У Бегбедера собственная жизнь становится литературным прецедентом. Его "Я" – явление сексуальности, чуждой стеснения и цензуры. Здесь алкоголь, наркотики, девочки – освобождение повествователя; он знает, что это тупик, это близость конца, но мысли о выходе нет. Нет потому, что эта нота бесшабашной весёлой тоски, где чёрный юмор направляет эмоции, приносит радость – радость близости конца, уничтожения, окончательного падения в "богемный ад". Но всё это лишь литература, и поэтому гибель и падение – под контролем, или как бы под контролем. С Бегбедером читатель становится смелым, раскованным, посвящённым в лихую современность: модные имена, имена поэтов и философов, обладание женщинами и чёткое знание о том, что всё это кончится. Этот Апокалипсис не зафиксирован в одной точке. Он не есть событие с ясными границами, с чётким форматом времени и пространства. Он так и не успевает настать, потому что герою Бегбедера пора снова налить стакан, опять лезть под юбку, опять вдарить смехом по пустоте.
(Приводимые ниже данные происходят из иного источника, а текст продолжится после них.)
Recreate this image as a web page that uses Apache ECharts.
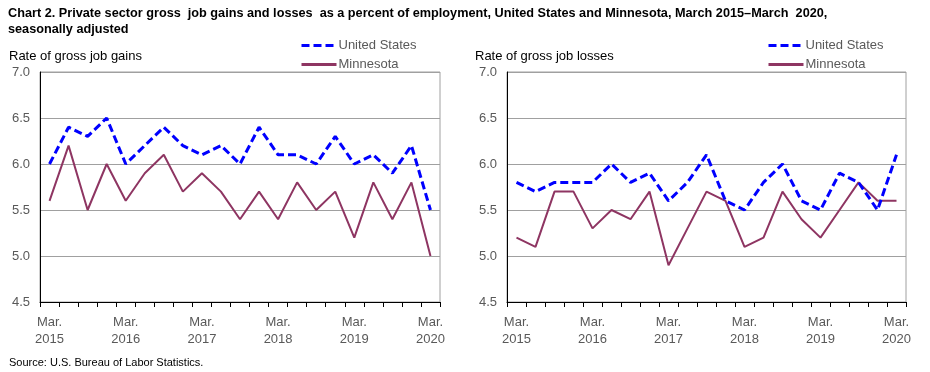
<!DOCTYPE html>
<html>
<head>
<meta charset="utf-8">
<script src="https://cdn.jsdelivr.net/npm/echarts@6/dist/echarts.min.js"></script>
<style>
html,body{margin:0;padding:0;background:#fff;}
#c{width:930px;height:372px;}
</style>
</head>
<body>
<div id="c"></div>
<script>
var quarters = ['Mar.\n2015','Jun. 2015','Sep. 2015','Dec. 2015','Mar.\n2016','Jun. 2016','Sep. 2016','Dec. 2016','Mar.\n2017','Jun. 2017','Sep. 2017','Dec. 2017','Mar.\n2018','Jun. 2018','Sep. 2018','Dec. 2018','Mar.\n2019','Jun. 2019','Sep. 2019','Dec. 2019','Mar.\n2020'];
var usGains = [6.0, 6.4, 6.3, 6.5, 6.0, 6.2, 6.4, 6.2, 6.1, 6.2, 6.0, 6.4, 6.1, 6.1, 6.0, 6.3, 6.0, 6.1, 5.9, 6.2, 5.5];
var mnGains = [5.6, 6.2, 5.5, 6.0, 5.6, 5.9, 6.1, 5.7, 5.9, 5.7, 5.4, 5.7, 5.4, 5.8, 5.5, 5.7, 5.2, 5.8, 5.4, 5.8, 5.0];
var usLosses = [5.8, 5.7, 5.8, 5.8, 5.8, 6.0, 5.8, 5.9, 5.6, 5.8, 6.1, 5.6, 5.5, 5.8, 6.0, 5.6, 5.5, 5.9, 5.8, 5.5, 6.1];
var mnLosses = [5.2, 5.1, 5.7, 5.7, 5.3, 5.5, 5.4, 5.7, 4.9, 5.3, 5.7, 5.6, 5.1, 5.2, 5.7, 5.4, 5.2, 5.5, 5.8, 5.6, 5.6];

var FONT = '"Liberation Sans", Arial, sans-serif';
var US_COLOR = '#0000ff';
var MN_COLOR = '#8e3562';
var LABEL_COLOR = '#595959';

function xAxis(gi) {
  return {
    gridIndex: gi, type: 'category', data: quarters, boundaryGap: true,
    axisLine: {show: true, lineStyle: {color: '#000', width: 1}},
    axisTick: {show: true, interval: 0, length: 5, lineStyle: {color: '#000'}},
    axisLabel: {
      interval: function (i) { return i % 4 === 0; },
      color: LABEL_COLOR, fontFamily: FONT, fontSize: 13, lineHeight: 17, margin: 12
    },
    splitLine: {show: false}
  };
}
function yAxis(gi) {
  return {
    gridIndex: gi, type: 'value', min: 4.5, max: 7.0, interval: 0.5,
    axisLine: {show: true, lineStyle: {color: '#000', width: 1}},
    axisTick: {show: false},
    axisLabel: {color: LABEL_COLOR, fontFamily: FONT, fontSize: 13, margin: 10,
      formatter: function (v) { return v.toFixed(1); }},
    splitLine: {show: true, lineStyle: {color: '#a0a0a0', width: 1}}
  };
}
function usSeries(idx, data) {
  return {name: 'United States', type: 'line', xAxisIndex: idx, yAxisIndex: idx, data: data,
    symbol: 'none', smooth: false, z: 3,
    lineStyle: {color: US_COLOR, width: 3, type: [8, 4]}, itemStyle: {color: US_COLOR}};
}
function mnSeries(idx, data) {
  return {name: 'Minnesota', type: 'line', xAxisIndex: idx, yAxisIndex: idx, data: data,
    symbol: 'none', smooth: false, z: 2,
    lineStyle: {color: MN_COLOR, width: 2}, itemStyle: {color: MN_COLOR}};
}
function legend(left) {
  return {
    left: left, top: 39, orient: 'vertical', itemGap: 6, itemWidth: 35, itemHeight: 14,
    padding: 0, selectedMode: false, icon: 'inherit',
    itemStyle: {opacity: 0},
    lineStyle: {width: 3},
    textStyle: {color: LABEL_COLOR, fontFamily: FONT, fontSize: 13, padding: [0, 0, 0, -3]},
    data: ['United States', 'Minnesota']
  };
}

var chart = echarts.init(document.getElementById('c'), null, {renderer: 'canvas'});
chart.setOption({
  animation: false,
  backgroundColor: '#fff',
  title: [
    {text: 'Chart 2. Private sector gross  job gains and losses  as a percent of employment, United States and Minnesota, March 2015\u2013March  2020,\nseasonally adjusted',
     left: 8, top: 5, padding: 0, textStyle: {fontFamily: FONT, fontSize: 12.7, fontWeight: 'bold', color: '#000', lineHeight: 16}},
    {text: 'Rate of gross job gains', left: 9, top: 50, padding: 0, textStyle: {fontFamily: FONT, fontSize: 13, fontWeight: 'normal', color: '#000'}},
    {text: 'Rate of gross job losses', left: 475, top: 50, padding: 0, textStyle: {fontFamily: FONT, fontSize: 13, fontWeight: 'normal', color: '#000'}},
    {text: 'Source: U.S. Bureau of Labor Statistics.', left: 9, top: 357, padding: 0, textStyle: {fontFamily: FONT, fontSize: 11, fontWeight: 'normal', color: '#000'}}
  ],
  legend: [legend(300), legend(767)],
  grid: [
    {left: 40, right: 490, top: 72, bottom: 70, show: true, borderColor: '#a0a0a0', borderWidth: 1, containLabel: false},
    {left: 507, right: 24, top: 72, bottom: 70, show: true, borderColor: '#a0a0a0', borderWidth: 1, containLabel: false}
  ],
  xAxis: [xAxis(0), xAxis(1)],
  yAxis: [yAxis(0), yAxis(1)],
  series: [usSeries(0, usGains), mnSeries(0, mnGains), usSeries(1, usLosses), mnSeries(1, mnLosses)]
});
</script>
</body>
</html>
Расщепление целостности в любви и смерти, в сюжете и в самом Апокалипсисе – иллюзия бесконечно длящегося движения по злачным местам: Бегбедер, большой поклонник Селина, пишет нескончаемое "Путешествие на край ночного клуба".
У Мишеля Уэльбека есть синдром Милана Кундеры – "все остывает", но Уэльбек добавляет: "пусть остывает, мы его – остывающее – сексом и апокалиптической фантастикой!". Кундеровская нота пустоты и охлаждения усилена откровенностью и пессимистической футурологией. Вновь приходится констатировать силу и обаяние минора: гамлетовская интонация есть, но Гамлета нет, ибо нет ни Клавдия, ни Полония. Бороться не с кем, вражда кончилась, утрачен противник. Сила шекспировского Гамлета в том, что череп Йорика – тяжкий момент, искушение, лик смерти, от которого ещё есть силы уйти в борьбу. Здесь всё уже прошло: череп Йорика – не острая боль, а нудный факт, известный всем. Гамлет Уэльбека понял, что Йорик – истина, стал жить с Офелией острой, почти катастрофической по интенсивности половой жизнью, пока не убедился, что Офелия стареет, да и ему уже не очень хочется. Возможно ли совокупление на кладбище всемирных иллюзий? Если это Уэльбек, то да. Здесь слияние дряхлеющих тел, неслиянность уже упокоившихся душ. Нет предсмертной битвы, но последнее поражение есть. Романы Уэльбека – о том, что попытка любви обречена. Героев мучит несравненная сила, энергия и обречённость секса. Здесь минор становится особо впечатляющим: неразрешимость полового акта – или снова совокупиться, или уж навсегда исчезнуть в суициде.